:: DATA SHOWN ::
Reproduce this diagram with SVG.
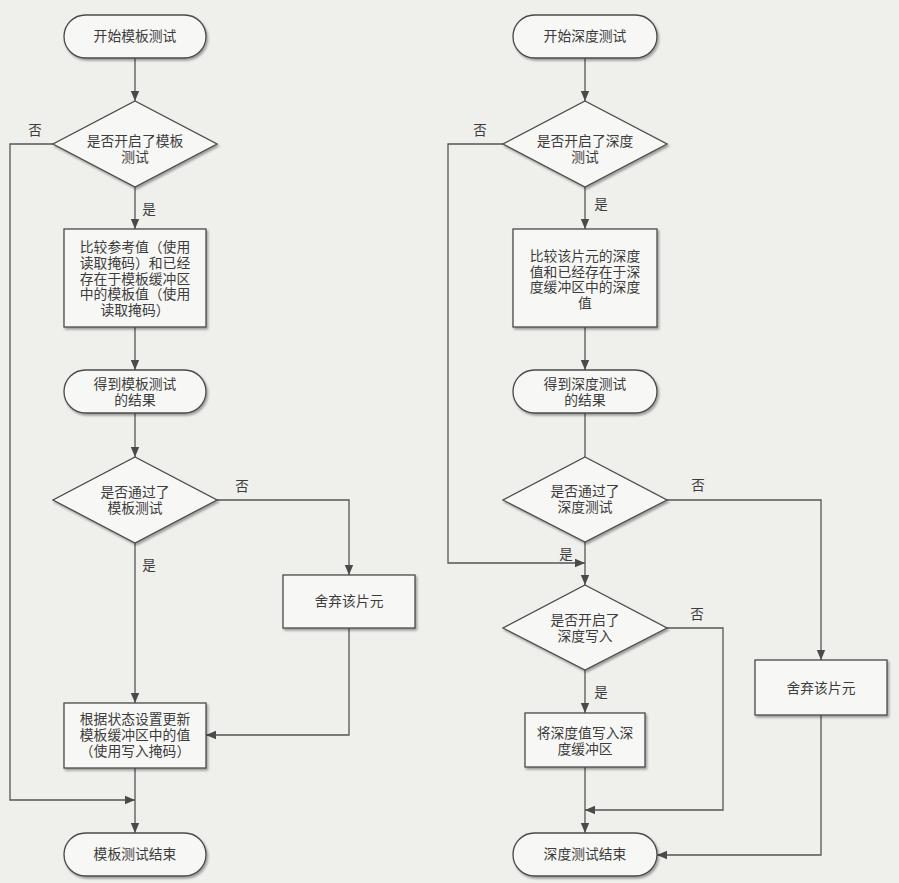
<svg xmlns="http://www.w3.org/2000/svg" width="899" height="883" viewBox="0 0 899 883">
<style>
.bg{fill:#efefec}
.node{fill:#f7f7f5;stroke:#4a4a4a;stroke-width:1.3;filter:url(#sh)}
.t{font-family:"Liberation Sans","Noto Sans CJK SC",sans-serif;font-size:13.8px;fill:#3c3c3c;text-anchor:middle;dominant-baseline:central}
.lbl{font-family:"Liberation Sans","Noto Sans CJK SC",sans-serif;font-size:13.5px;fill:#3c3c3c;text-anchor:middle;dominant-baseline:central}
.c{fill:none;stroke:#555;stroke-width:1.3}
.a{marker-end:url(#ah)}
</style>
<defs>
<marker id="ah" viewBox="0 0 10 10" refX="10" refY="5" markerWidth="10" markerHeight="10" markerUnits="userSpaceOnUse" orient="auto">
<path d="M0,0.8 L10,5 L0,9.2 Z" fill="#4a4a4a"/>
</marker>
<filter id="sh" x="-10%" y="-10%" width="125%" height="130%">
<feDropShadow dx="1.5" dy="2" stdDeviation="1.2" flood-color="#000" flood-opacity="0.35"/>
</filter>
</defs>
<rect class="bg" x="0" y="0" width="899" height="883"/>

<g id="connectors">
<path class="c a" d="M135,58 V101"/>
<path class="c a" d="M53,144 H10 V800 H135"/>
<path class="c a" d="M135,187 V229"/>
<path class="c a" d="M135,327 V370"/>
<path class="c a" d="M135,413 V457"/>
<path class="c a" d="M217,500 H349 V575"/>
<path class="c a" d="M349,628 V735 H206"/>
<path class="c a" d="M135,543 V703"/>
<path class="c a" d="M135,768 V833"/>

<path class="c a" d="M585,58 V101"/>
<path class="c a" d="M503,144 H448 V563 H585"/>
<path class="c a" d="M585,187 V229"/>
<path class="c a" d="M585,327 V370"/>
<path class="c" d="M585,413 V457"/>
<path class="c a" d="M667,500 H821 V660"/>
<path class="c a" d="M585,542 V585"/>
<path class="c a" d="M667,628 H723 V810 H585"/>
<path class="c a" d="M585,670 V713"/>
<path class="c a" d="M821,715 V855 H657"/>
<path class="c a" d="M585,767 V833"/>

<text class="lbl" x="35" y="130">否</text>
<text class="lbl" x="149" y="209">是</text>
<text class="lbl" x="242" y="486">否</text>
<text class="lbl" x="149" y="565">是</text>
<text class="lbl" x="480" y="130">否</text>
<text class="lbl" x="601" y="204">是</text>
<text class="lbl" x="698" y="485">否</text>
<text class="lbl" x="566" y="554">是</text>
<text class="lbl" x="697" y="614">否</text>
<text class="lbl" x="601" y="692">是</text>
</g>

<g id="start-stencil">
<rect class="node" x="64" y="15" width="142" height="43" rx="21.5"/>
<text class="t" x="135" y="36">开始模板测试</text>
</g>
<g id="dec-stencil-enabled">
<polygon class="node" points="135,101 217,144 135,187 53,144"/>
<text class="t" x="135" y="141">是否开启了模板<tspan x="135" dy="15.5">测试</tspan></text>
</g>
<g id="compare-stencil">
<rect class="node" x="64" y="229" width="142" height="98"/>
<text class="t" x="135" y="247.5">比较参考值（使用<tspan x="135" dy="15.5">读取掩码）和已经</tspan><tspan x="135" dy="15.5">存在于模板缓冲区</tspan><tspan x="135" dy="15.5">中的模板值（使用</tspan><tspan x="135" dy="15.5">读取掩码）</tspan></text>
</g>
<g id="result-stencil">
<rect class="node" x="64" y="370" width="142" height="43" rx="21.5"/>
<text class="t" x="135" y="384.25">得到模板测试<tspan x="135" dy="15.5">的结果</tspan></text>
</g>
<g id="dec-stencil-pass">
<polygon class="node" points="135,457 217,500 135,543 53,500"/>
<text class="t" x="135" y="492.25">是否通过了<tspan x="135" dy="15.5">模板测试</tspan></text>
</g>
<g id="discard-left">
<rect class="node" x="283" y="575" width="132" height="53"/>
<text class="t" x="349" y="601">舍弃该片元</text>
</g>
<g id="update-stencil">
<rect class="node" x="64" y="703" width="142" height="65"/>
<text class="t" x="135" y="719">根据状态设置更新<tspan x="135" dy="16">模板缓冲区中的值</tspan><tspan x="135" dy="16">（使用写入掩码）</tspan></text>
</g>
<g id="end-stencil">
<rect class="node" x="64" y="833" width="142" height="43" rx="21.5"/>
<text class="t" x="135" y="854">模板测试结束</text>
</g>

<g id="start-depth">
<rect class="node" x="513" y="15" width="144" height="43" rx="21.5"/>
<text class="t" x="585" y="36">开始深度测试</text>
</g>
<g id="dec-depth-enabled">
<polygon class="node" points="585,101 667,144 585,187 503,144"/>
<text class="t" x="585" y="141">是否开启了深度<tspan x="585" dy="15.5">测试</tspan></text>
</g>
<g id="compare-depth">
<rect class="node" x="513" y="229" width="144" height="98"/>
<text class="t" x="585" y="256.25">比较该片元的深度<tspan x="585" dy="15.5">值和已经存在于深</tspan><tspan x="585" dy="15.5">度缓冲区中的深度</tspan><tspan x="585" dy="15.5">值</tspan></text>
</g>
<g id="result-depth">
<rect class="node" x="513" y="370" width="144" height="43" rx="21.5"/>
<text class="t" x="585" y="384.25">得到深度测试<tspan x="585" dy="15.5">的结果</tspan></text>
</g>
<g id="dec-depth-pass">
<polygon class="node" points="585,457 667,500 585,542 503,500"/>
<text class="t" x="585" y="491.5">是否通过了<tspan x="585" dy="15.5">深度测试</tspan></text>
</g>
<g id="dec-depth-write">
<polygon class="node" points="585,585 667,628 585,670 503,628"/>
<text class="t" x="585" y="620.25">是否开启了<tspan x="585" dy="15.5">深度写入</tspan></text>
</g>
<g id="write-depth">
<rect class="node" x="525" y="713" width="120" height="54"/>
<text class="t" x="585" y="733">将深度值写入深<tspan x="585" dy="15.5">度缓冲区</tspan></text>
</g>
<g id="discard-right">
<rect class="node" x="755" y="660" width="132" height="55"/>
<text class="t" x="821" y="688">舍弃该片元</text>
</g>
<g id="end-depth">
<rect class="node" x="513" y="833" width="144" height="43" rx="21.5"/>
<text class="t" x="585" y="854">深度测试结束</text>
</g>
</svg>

:: DIRECTION ::
Copy the listing over exactly, skipping the pictures it holds.

:: CORRECT RESULT ::
Reproduce this diagram with SVG.
<svg xmlns="http://www.w3.org/2000/svg" width="899" height="883" viewBox="0 0 899 883">
<style>
.bg{fill:#efefec}
.node{fill:#f7f7f5;stroke:#4a4a4a;stroke-width:1.3;filter:url(#sh)}
.t{font-family:"Liberation Sans","Noto Sans CJK SC",sans-serif;font-size:13.8px;fill:#3c3c3c;text-anchor:middle;dominant-baseline:central}
.lbl{font-family:"Liberation Sans","Noto Sans CJK SC",sans-serif;font-size:13.5px;fill:#3c3c3c;text-anchor:middle;dominant-baseline:central}
.c{fill:none;stroke:#555;stroke-width:1.3}
.a{marker-end:url(#ah)}
</style>
<defs>
<marker id="ah" viewBox="0 0 10 10" refX="10" refY="5" markerWidth="10" markerHeight="10" markerUnits="userSpaceOnUse" orient="auto">
<path d="M0,0.8 L10,5 L0,9.2 Z" fill="#4a4a4a"/>
</marker>
<filter id="sh" x="-10%" y="-10%" width="125%" height="130%">
<feDropShadow dx="1.5" dy="2" stdDeviation="1.2" flood-color="#000" flood-opacity="0.35"/>
</filter>
</defs>
<rect class="bg" x="0" y="0" width="899" height="883"/>

<g id="connectors">
<path class="c a" d="M135,58 V101"/>
<path class="c a" d="M53,144 H10 V800 H135"/>
<path class="c a" d="M135,187 V229"/>
<path class="c a" d="M135,327 V370"/>
<path class="c a" d="M135,413 V457"/>
<path class="c a" d="M217,500 H349 V575"/>
<path class="c a" d="M349,628 V735 H206"/>
<path class="c a" d="M135,543 V703"/>
<path class="c a" d="M135,768 V833"/>

<path class="c a" d="M585,58 V101"/>
<path class="c a" d="M503,144 H448 V563 H585"/>
<path class="c a" d="M585,187 V229"/>
<path class="c a" d="M585,327 V370"/>
<path class="c" d="M585,413 V457"/>
<path class="c a" d="M667,500 H821 V660"/>
<path class="c a" d="M585,542 V585"/>
<path class="c a" d="M667,628 H723 V810 H585"/>
<path class="c a" d="M585,670 V713"/>
<path class="c a" d="M821,715 V855 H657"/>
<path class="c a" d="M585,767 V833"/>

<text class="lbl" x="35" y="130">否</text>
<text class="lbl" x="149" y="209">是</text>
<text class="lbl" x="242" y="486">否</text>
<text class="lbl" x="149" y="565">是</text>
<text class="lbl" x="480" y="130">否</text>
<text class="lbl" x="601" y="204">是</text>
<text class="lbl" x="698" y="485">否</text>
<text class="lbl" x="566" y="554">是</text>
<text class="lbl" x="697" y="614">否</text>
<text class="lbl" x="601" y="692">是</text>
</g>

<g id="start-stencil">
<rect class="node" x="64" y="15" width="142" height="43" rx="21.5"/>
<text class="t" x="135" y="36">开始模板测试</text>
</g>
<g id="dec-stencil-enabled">
<polygon class="node" points="135,101 217,144 135,187 53,144"/>
<text class="t" x="135" y="141">是否开启了模板<tspan x="135" dy="15.5">测试</tspan></text>
</g>
<g id="compare-stencil">
<rect class="node" x="64" y="229" width="142" height="98"/>
<text class="t" x="135" y="247.5">比较参考值（使用<tspan x="135" dy="15.5">读取掩码）和已经</tspan><tspan x="135" dy="15.5">存在于模板缓冲区</tspan><tspan x="135" dy="15.5">中的模板值（使用</tspan><tspan x="135" dy="15.5">读取掩码）</tspan></text>
</g>
<g id="result-stencil">
<rect class="node" x="64" y="370" width="142" height="43" rx="21.5"/>
<text class="t" x="135" y="384.25">得到模板测试<tspan x="135" dy="15.5">的结果</tspan></text>
</g>
<g id="dec-stencil-pass">
<polygon class="node" points="135,457 217,500 135,543 53,500"/>
<text class="t" x="135" y="492.25">是否通过了<tspan x="135" dy="15.5">模板测试</tspan></text>
</g>
<g id="discard-left">
<rect class="node" x="283" y="575" width="132" height="53"/>
<text class="t" x="349" y="601">舍弃该片元</text>
</g>
<g id="update-stencil">
<rect class="node" x="64" y="703" width="142" height="65"/>
<text class="t" x="135" y="719">根据状态设置更新<tspan x="135" dy="16">模板缓冲区中的值</tspan><tspan x="135" dy="16">（使用写入掩码）</tspan></text>
</g>
<g id="end-stencil">
<rect class="node" x="64" y="833" width="142" height="43" rx="21.5"/>
<text class="t" x="135" y="854">模板测试结束</text>
</g>

<g id="start-depth">
<rect class="node" x="513" y="15" width="144" height="43" rx="21.5"/>
<text class="t" x="585" y="36">开始深度测试</text>
</g>
<g id="dec-depth-enabled">
<polygon class="node" points="585,101 667,144 585,187 503,144"/>
<text class="t" x="585" y="141">是否开启了深度<tspan x="585" dy="15.5">测试</tspan></text>
</g>
<g id="compare-depth">
<rect class="node" x="513" y="229" width="144" height="98"/>
<text class="t" x="585" y="256.25">比较该片元的深度<tspan x="585" dy="15.5">值和已经存在于深</tspan><tspan x="585" dy="15.5">度缓冲区中的深度</tspan><tspan x="585" dy="15.5">值</tspan></text>
</g>
<g id="result-depth">
<rect class="node" x="513" y="370" width="144" height="43" rx="21.5"/>
<text class="t" x="585" y="384.25">得到深度测试<tspan x="585" dy="15.5">的结果</tspan></text>
</g>
<g id="dec-depth-pass">
<polygon class="node" points="585,457 667,500 585,542 503,500"/>
<text class="t" x="585" y="491.5">是否通过了<tspan x="585" dy="15.5">深度测试</tspan></text>
</g>
<g id="dec-depth-write">
<polygon class="node" points="585,585 667,628 585,670 503,628"/>
<text class="t" x="585" y="620.25">是否开启了<tspan x="585" dy="15.5">深度写入</tspan></text>
</g>
<g id="write-depth">
<rect class="node" x="525" y="713" width="120" height="54"/>
<text class="t" x="585" y="733">将深度值写入深<tspan x="585" dy="15.5">度缓冲区</tspan></text>
</g>
<g id="discard-right">
<rect class="node" x="755" y="660" width="132" height="55"/>
<text class="t" x="821" y="688">舍弃该片元</text>
</g>
<g id="end-depth">
<rect class="node" x="513" y="833" width="144" height="43" rx="21.5"/>
<text class="t" x="585" y="854">深度测试结束</text>
</g>
</svg>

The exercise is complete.